*Aim of the task*.
Write out the entire listing below exactly, with the pictures left out.

*Data section*.
* * * *

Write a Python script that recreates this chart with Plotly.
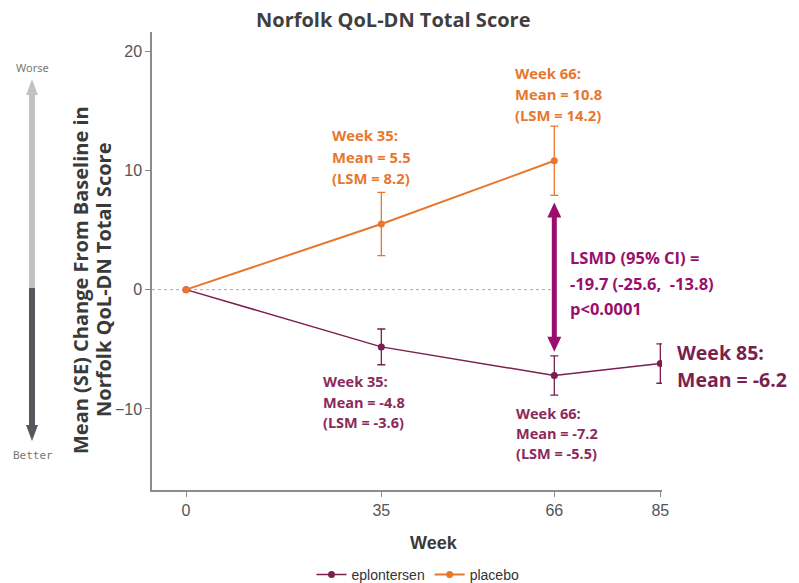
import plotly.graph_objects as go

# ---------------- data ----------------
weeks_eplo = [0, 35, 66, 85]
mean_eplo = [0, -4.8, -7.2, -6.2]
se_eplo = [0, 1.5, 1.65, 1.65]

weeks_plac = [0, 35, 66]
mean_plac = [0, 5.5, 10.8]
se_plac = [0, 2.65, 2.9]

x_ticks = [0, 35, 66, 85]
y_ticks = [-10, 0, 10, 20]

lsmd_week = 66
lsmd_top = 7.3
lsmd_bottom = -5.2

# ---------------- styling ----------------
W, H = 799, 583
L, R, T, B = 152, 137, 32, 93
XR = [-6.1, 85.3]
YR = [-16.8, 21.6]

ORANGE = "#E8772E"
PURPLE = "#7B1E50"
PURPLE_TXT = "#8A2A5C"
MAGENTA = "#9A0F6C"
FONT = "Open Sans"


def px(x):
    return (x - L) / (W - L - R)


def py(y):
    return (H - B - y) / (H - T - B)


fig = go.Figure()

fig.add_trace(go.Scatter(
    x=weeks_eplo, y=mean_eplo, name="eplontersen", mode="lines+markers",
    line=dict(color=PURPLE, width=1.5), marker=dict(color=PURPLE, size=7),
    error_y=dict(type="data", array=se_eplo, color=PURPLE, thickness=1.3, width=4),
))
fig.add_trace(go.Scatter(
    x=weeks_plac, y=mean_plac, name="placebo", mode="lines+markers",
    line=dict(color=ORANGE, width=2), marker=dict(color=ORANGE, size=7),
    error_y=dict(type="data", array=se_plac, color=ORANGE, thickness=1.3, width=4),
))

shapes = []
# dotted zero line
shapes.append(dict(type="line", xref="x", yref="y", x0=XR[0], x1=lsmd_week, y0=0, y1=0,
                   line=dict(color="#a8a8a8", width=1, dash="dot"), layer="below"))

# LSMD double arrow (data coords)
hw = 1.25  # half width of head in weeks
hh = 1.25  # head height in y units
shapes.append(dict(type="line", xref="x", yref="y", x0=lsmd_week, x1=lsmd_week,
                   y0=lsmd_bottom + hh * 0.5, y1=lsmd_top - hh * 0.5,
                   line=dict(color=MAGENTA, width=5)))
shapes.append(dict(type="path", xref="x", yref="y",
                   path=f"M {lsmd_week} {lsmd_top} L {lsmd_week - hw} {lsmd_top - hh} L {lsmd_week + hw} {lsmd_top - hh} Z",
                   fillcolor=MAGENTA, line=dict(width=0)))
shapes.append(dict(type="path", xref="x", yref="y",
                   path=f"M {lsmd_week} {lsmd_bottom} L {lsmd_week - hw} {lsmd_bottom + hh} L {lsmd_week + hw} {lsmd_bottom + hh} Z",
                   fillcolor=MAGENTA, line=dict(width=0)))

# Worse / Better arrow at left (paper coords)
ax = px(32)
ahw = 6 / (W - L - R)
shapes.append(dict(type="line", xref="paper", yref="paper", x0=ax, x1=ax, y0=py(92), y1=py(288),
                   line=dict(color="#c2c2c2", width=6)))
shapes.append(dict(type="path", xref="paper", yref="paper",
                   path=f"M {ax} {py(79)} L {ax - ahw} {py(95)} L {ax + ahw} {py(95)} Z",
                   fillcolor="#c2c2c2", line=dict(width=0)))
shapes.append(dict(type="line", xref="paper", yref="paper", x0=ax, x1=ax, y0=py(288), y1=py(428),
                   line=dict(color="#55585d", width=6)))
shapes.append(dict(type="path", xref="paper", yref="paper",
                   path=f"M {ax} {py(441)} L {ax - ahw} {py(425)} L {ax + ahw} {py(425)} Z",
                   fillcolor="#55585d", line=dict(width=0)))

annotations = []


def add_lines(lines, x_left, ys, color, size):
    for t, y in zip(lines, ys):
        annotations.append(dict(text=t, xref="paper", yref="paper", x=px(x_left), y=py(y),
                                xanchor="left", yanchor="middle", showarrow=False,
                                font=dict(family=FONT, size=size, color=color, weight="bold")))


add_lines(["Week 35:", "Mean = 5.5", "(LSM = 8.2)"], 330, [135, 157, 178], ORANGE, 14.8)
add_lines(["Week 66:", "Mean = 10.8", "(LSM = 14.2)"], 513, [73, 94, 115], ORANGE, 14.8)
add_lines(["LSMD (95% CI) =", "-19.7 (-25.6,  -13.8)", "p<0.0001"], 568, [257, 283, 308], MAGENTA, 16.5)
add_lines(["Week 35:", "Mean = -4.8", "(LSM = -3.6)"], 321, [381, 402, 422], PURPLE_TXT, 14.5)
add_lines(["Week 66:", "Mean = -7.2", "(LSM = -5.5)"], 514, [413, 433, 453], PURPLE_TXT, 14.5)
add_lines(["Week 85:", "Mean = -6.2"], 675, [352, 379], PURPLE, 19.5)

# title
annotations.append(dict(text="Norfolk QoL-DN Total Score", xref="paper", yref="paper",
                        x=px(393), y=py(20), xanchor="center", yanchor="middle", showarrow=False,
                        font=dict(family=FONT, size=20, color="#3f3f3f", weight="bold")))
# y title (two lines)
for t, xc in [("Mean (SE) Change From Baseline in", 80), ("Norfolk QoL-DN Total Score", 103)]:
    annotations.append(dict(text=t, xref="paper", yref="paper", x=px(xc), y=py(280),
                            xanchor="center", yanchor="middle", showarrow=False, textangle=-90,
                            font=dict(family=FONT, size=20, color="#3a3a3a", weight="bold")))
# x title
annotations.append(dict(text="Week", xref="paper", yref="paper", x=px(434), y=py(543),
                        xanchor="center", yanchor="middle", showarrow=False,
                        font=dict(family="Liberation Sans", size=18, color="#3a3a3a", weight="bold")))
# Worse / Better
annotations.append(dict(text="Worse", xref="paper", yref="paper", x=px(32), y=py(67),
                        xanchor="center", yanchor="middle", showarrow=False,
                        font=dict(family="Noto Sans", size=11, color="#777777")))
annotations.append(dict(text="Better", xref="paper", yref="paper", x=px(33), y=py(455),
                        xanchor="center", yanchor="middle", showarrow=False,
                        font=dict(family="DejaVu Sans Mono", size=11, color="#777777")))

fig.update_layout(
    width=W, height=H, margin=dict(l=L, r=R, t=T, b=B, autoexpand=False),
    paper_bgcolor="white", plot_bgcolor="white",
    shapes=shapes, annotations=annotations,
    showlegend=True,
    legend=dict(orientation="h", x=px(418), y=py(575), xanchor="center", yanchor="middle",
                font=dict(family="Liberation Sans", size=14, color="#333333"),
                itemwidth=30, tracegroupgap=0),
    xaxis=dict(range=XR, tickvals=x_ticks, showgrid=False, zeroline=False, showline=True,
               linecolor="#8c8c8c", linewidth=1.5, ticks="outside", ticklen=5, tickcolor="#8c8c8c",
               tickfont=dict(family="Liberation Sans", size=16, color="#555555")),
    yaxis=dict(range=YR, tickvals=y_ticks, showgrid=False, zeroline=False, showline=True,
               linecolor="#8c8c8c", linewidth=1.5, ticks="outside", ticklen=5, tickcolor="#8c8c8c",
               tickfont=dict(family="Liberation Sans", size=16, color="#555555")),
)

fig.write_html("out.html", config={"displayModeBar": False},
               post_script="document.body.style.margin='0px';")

* * * *

*The completed task*.
Write a Python script that recreates this chart with Plotly.
import plotly.graph_objects as go

# ---------------- data ----------------
weeks_eplo = [0, 35, 66, 85]
mean_eplo = [0, -4.8, -7.2, -6.2]
se_eplo = [0, 1.5, 1.65, 1.65]

weeks_plac = [0, 35, 66]
mean_plac = [0, 5.5, 10.8]
se_plac = [0, 2.65, 2.9]

x_ticks = [0, 35, 66, 85]
y_ticks = [-10, 0, 10, 20]

lsmd_week = 66
lsmd_top = 7.3
lsmd_bottom = -5.2

# ---------------- styling ----------------
W, H = 799, 583
L, R, T, B = 152, 137, 32, 93
XR = [-6.1, 85.3]
YR = [-16.8, 21.6]

ORANGE = "#E8772E"
PURPLE = "#7B1E50"
PURPLE_TXT = "#8A2A5C"
MAGENTA = "#9A0F6C"
FONT = "Open Sans"


def px(x):
    return (x - L) / (W - L - R)


def py(y):
    return (H - B - y) / (H - T - B)


fig = go.Figure()

fig.add_trace(go.Scatter(
    x=weeks_eplo, y=mean_eplo, name="eplontersen", mode="lines+markers",
    line=dict(color=PURPLE, width=1.5), marker=dict(color=PURPLE, size=7),
    error_y=dict(type="data", array=se_eplo, color=PURPLE, thickness=1.3, width=4),
))
fig.add_trace(go.Scatter(
    x=weeks_plac, y=mean_plac, name="placebo", mode="lines+markers",
    line=dict(color=ORANGE, width=2), marker=dict(color=ORANGE, size=7),
    error_y=dict(type="data", array=se_plac, color=ORANGE, thickness=1.3, width=4),
))

shapes = []
# dotted zero line
shapes.append(dict(type="line", xref="x", yref="y", x0=XR[0], x1=lsmd_week, y0=0, y1=0,
                   line=dict(color="#a8a8a8", width=1, dash="dot"), layer="below"))

# LSMD double arrow (data coords)
hw = 1.25  # half width of head in weeks
hh = 1.25  # head height in y units
shapes.append(dict(type="line", xref="x", yref="y", x0=lsmd_week, x1=lsmd_week,
                   y0=lsmd_bottom + hh * 0.5, y1=lsmd_top - hh * 0.5,
                   line=dict(color=MAGENTA, width=5)))
shapes.append(dict(type="path", xref="x", yref="y",
                   path=f"M {lsmd_week} {lsmd_top} L {lsmd_week - hw} {lsmd_top - hh} L {lsmd_week + hw} {lsmd_top - hh} Z",
                   fillcolor=MAGENTA, line=dict(width=0)))
shapes.append(dict(type="path", xref="x", yref="y",
                   path=f"M {lsmd_week} {lsmd_bottom} L {lsmd_week - hw} {lsmd_bottom + hh} L {lsmd_week + hw} {lsmd_bottom + hh} Z",
                   fillcolor=MAGENTA, line=dict(width=0)))

# Worse / Better arrow at left (paper coords)
ax = px(32)
ahw = 6 / (W - L - R)
shapes.append(dict(type="line", xref="paper", yref="paper", x0=ax, x1=ax, y0=py(92), y1=py(288),
                   line=dict(color="#c2c2c2", width=6)))
shapes.append(dict(type="path", xref="paper", yref="paper",
                   path=f"M {ax} {py(79)} L {ax - ahw} {py(95)} L {ax + ahw} {py(95)} Z",
                   fillcolor="#c2c2c2", line=dict(width=0)))
shapes.append(dict(type="line", xref="paper", yref="paper", x0=ax, x1=ax, y0=py(288), y1=py(428),
                   line=dict(color="#55585d", width=6)))
shapes.append(dict(type="path", xref="paper", yref="paper",
                   path=f"M {ax} {py(441)} L {ax - ahw} {py(425)} L {ax + ahw} {py(425)} Z",
                   fillcolor="#55585d", line=dict(width=0)))

annotations = []


def add_lines(lines, x_left, ys, color, size):
    for t, y in zip(lines, ys):
        annotations.append(dict(text=t, xref="paper", yref="paper", x=px(x_left), y=py(y),
                                xanchor="left", yanchor="middle", showarrow=False,
                                font=dict(family=FONT, size=size, color=color, weight="bold")))


add_lines(["Week 35:", "Mean = 5.5", "(LSM = 8.2)"], 330, [135, 157, 178], ORANGE, 14.8)
add_lines(["Week 66:", "Mean = 10.8", "(LSM = 14.2)"], 513, [73, 94, 115], ORANGE, 14.8)
add_lines(["LSMD (95% CI) =", "-19.7 (-25.6,  -13.8)", "p<0.0001"], 568, [257, 283, 308], MAGENTA, 16.5)
add_lines(["Week 35:", "Mean = -4.8", "(LSM = -3.6)"], 321, [381, 402, 422], PURPLE_TXT, 14.5)
add_lines(["Week 66:", "Mean = -7.2", "(LSM = -5.5)"], 514, [413, 433, 453], PURPLE_TXT, 14.5)
add_lines(["Week 85:", "Mean = -6.2"], 675, [352, 379], PURPLE, 19.5)

# title
annotations.append(dict(text="Norfolk QoL-DN Total Score", xref="paper", yref="paper",
                        x=px(393), y=py(20), xanchor="center", yanchor="middle", showarrow=False,
                        font=dict(family=FONT, size=20, color="#3f3f3f", weight="bold")))
# y title (two lines)
for t, xc in [("Mean (SE) Change From Baseline in", 80), ("Norfolk QoL-DN Total Score", 103)]:
    annotations.append(dict(text=t, xref="paper", yref="paper", x=px(xc), y=py(280),
                            xanchor="center", yanchor="middle", showarrow=False, textangle=-90,
                            font=dict(family=FONT, size=20, color="#3a3a3a", weight="bold")))
# x title
annotations.append(dict(text="Week", xref="paper", yref="paper", x=px(434), y=py(543),
                        xanchor="center", yanchor="middle", showarrow=False,
                        font=dict(family="Liberation Sans", size=18, color="#3a3a3a", weight="bold")))
# Worse / Better
annotations.append(dict(text="Worse", xref="paper", yref="paper", x=px(32), y=py(67),
                        xanchor="center", yanchor="middle", showarrow=False,
                        font=dict(family="Noto Sans", size=11, color="#777777")))
annotations.append(dict(text="Better", xref="paper", yref="paper", x=px(33), y=py(455),
                        xanchor="center", yanchor="middle", showarrow=False,
                        font=dict(family="DejaVu Sans Mono", size=11, color="#777777")))

fig.update_layout(
    width=W, height=H, margin=dict(l=L, r=R, t=T, b=B, autoexpand=False),
    paper_bgcolor="white", plot_bgcolor="white",
    shapes=shapes, annotations=annotations,
    showlegend=True,
    legend=dict(orientation="h", x=px(418), y=py(575), xanchor="center", yanchor="middle",
                font=dict(family="Liberation Sans", size=14, color="#333333"),
                itemwidth=30, tracegroupgap=0),
    xaxis=dict(range=XR, tickvals=x_ticks, showgrid=False, zeroline=False, showline=True,
               linecolor="#8c8c8c", linewidth=1.5, ticks="outside", ticklen=5, tickcolor="#8c8c8c",
               tickfont=dict(family="Liberation Sans", size=16, color="#555555")),
    yaxis=dict(range=YR, tickvals=y_ticks, showgrid=False, zeroline=False, showline=True,
               linecolor="#8c8c8c", linewidth=1.5, ticks="outside", ticklen=5, tickcolor="#8c8c8c",
               tickfont=dict(family="Liberation Sans", size=16, color="#555555")),
)

fig.write_html("out.html", config={"displayModeBar": False},
               post_script="document.body.style.margin='0px';")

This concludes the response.